*INSTRUCTION*:
Give back every line exactly as it appears, pictures excluded.

*DATA SECTION*:
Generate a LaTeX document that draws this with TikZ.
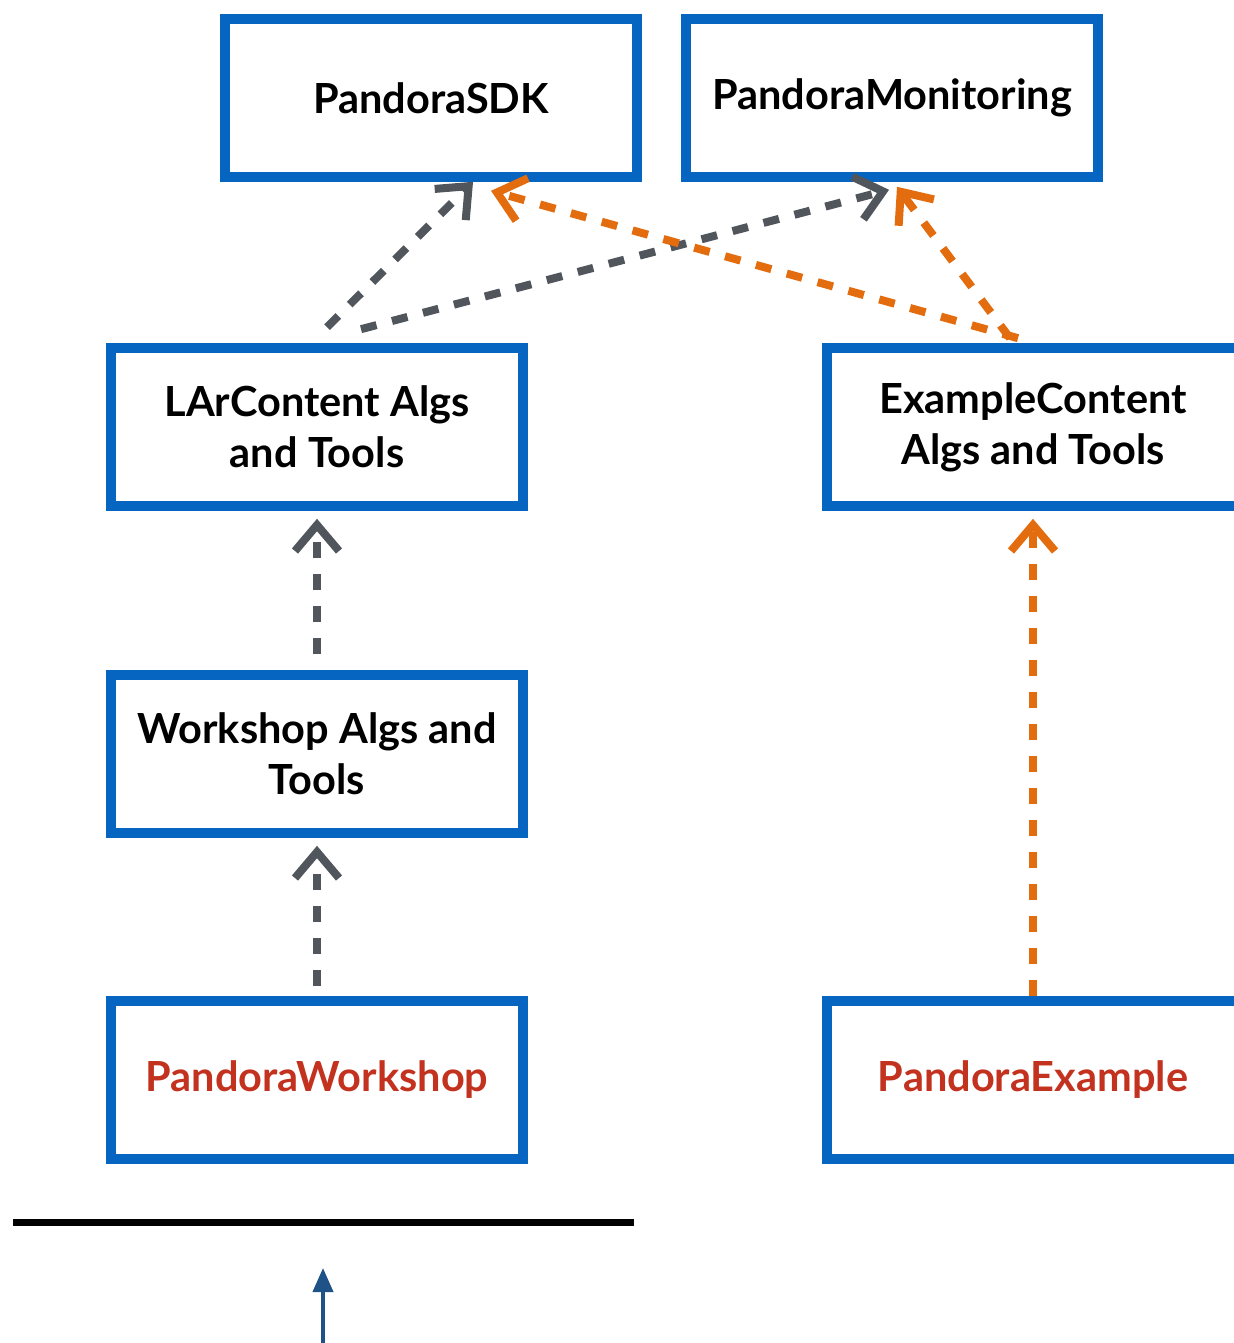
\documentclass[tikz,border=0pt]{standalone}
\usepackage{fontspec}
\setmainfont{Lato}
\usepackage{xcolor}
\usetikzlibrary{positioning,arrows.meta}
\definecolor{boxblue}{HTML}{0565C0}
\definecolor{pkgred}{HTML}{C3321F}
\definecolor{depgray}{HTML}{51565D}
\definecolor{deporange}{HTML}{E36C0E}
\definecolor{arrowblue}{HTML}{1F5286}

\begin{document}
\begin{tikzpicture}[x=0.01cm, y=-0.01cm, >=Stealth]
  \tikzset{
    box/.style={draw=boxblue,line width=0.095cm,minimum width=4.12cm,
                minimum height=1.58cm,inner sep=0pt,align=center,
                font=\fontsize{11.8}{14.5}\selectfont\bfseries},
    pkg/.style={box,text=pkgred},
    gdep/.style={draw=depgray,line width=0.08cm,
                 dash pattern=on 0.16cm off 0.16cm,
                 -{Straight Barb[length=0.26cm,width=0.44cm]}},
    odep/.style={gdep,draw=deporange}
  }
  \useasboundingbox (0,0) rectangle (1233,1343);
  % Top libraries
  \node[box] (sdk) at (431,98) {PandoraSDK};
  \node[box] (mon) at (892,98) {PandoraMonitoring};
  % Content libraries
  \node[box] (lar) at (317,427) {LArContent Algs\\and Tools};
  \node[box] (exc) at (1033,427) {ExampleContent\\Algs and Tools};
  \node[box] (wsh) at (317,754) {Workshop Algs and\\Tools};
  % Packages
  \node[pkg] (pws) at (317,1080) {PandoraWorkshop};
  \node[pkg] (pex) at (1033,1080) {PandoraExample};
  % Dependencies
  \draw[gdep] ([xshift=0.1cm,yshift=0.16cm]lar.north) -- ([xshift=0.42cm]sdk.south);
  \draw[gdep] ([xshift=0.44cm,yshift=0.14cm]lar.north) -- ([xshift=-0.03cm,yshift=-0.08cm]mon.south);
  \draw[odep] ([xshift=-0.15cm,yshift=0.05cm]exc.north) -- ([xshift=0.6cm,yshift=-0.09cm]sdk.south);
  \draw[odep] ([xshift=-0.23cm,yshift=0.05cm]exc.north) -- ([xshift=0.05cm,yshift=-0.05cm]mon.south);
  \draw[gdep] ([yshift=0.16cm]wsh.north) -- ([yshift=-0.08cm]lar.south);
  \draw[gdep] ([yshift=0.1cm]pws.north) -- ([yshift=-0.08cm]wsh.south);
  \draw[odep] (pex.north) -- ([yshift=-0.08cm]exc.south);
  % Rule and pointer
  \coordinate (rl) at (13,1222);
  \coordinate (rr) at (634,1222);
  \draw[line width=0.07cm] (rl) -- (rr);
  \coordinate (ab) at (323,1343);
  \coordinate (at) at (323,1268);
  \draw[draw=arrowblue,line width=0.04cm,
        -{Triangle[length=0.24cm,width=0.2cm,fill=arrowblue]}] (ab) -- (at);
\end{tikzpicture}
\end{document}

*RIGHT ANSWER*:
Generate a LaTeX document that draws this with TikZ.
\documentclass[tikz,border=0pt]{standalone}
\usepackage{fontspec}
\setmainfont{Lato}
\usepackage{xcolor}
\usetikzlibrary{positioning,arrows.meta}
\definecolor{boxblue}{HTML}{0565C0}
\definecolor{pkgred}{HTML}{C3321F}
\definecolor{depgray}{HTML}{51565D}
\definecolor{deporange}{HTML}{E36C0E}
\definecolor{arrowblue}{HTML}{1F5286}

\begin{document}
\begin{tikzpicture}[x=0.01cm, y=-0.01cm, >=Stealth]
  \tikzset{
    box/.style={draw=boxblue,line width=0.095cm,minimum width=4.12cm,
                minimum height=1.58cm,inner sep=0pt,align=center,
                font=\fontsize{11.8}{14.5}\selectfont\bfseries},
    pkg/.style={box,text=pkgred},
    gdep/.style={draw=depgray,line width=0.08cm,
                 dash pattern=on 0.16cm off 0.16cm,
                 -{Straight Barb[length=0.26cm,width=0.44cm]}},
    odep/.style={gdep,draw=deporange}
  }
  \useasboundingbox (0,0) rectangle (1233,1343);
  % Top libraries
  \node[box] (sdk) at (431,98) {PandoraSDK};
  \node[box] (mon) at (892,98) {PandoraMonitoring};
  % Content libraries
  \node[box] (lar) at (317,427) {LArContent Algs\\and Tools};
  \node[box] (exc) at (1033,427) {ExampleContent\\Algs and Tools};
  \node[box] (wsh) at (317,754) {Workshop Algs and\\Tools};
  % Packages
  \node[pkg] (pws) at (317,1080) {PandoraWorkshop};
  \node[pkg] (pex) at (1033,1080) {PandoraExample};
  % Dependencies
  \draw[gdep] ([xshift=0.1cm,yshift=0.16cm]lar.north) -- ([xshift=0.42cm]sdk.south);
  \draw[gdep] ([xshift=0.44cm,yshift=0.14cm]lar.north) -- ([xshift=-0.03cm,yshift=-0.08cm]mon.south);
  \draw[odep] ([xshift=-0.15cm,yshift=0.05cm]exc.north) -- ([xshift=0.6cm,yshift=-0.09cm]sdk.south);
  \draw[odep] ([xshift=-0.23cm,yshift=0.05cm]exc.north) -- ([xshift=0.05cm,yshift=-0.05cm]mon.south);
  \draw[gdep] ([yshift=0.16cm]wsh.north) -- ([yshift=-0.08cm]lar.south);
  \draw[gdep] ([yshift=0.1cm]pws.north) -- ([yshift=-0.08cm]wsh.south);
  \draw[odep] (pex.north) -- ([yshift=-0.08cm]exc.south);
  % Rule and pointer
  \coordinate (rl) at (13,1222);
  \coordinate (rr) at (634,1222);
  \draw[line width=0.07cm] (rl) -- (rr);
  \coordinate (ab) at (323,1343);
  \coordinate (at) at (323,1268);
  \draw[draw=arrowblue,line width=0.04cm,
        -{Triangle[length=0.24cm,width=0.2cm,fill=arrowblue]}] (ab) -- (at);
\end{tikzpicture}
\end{document}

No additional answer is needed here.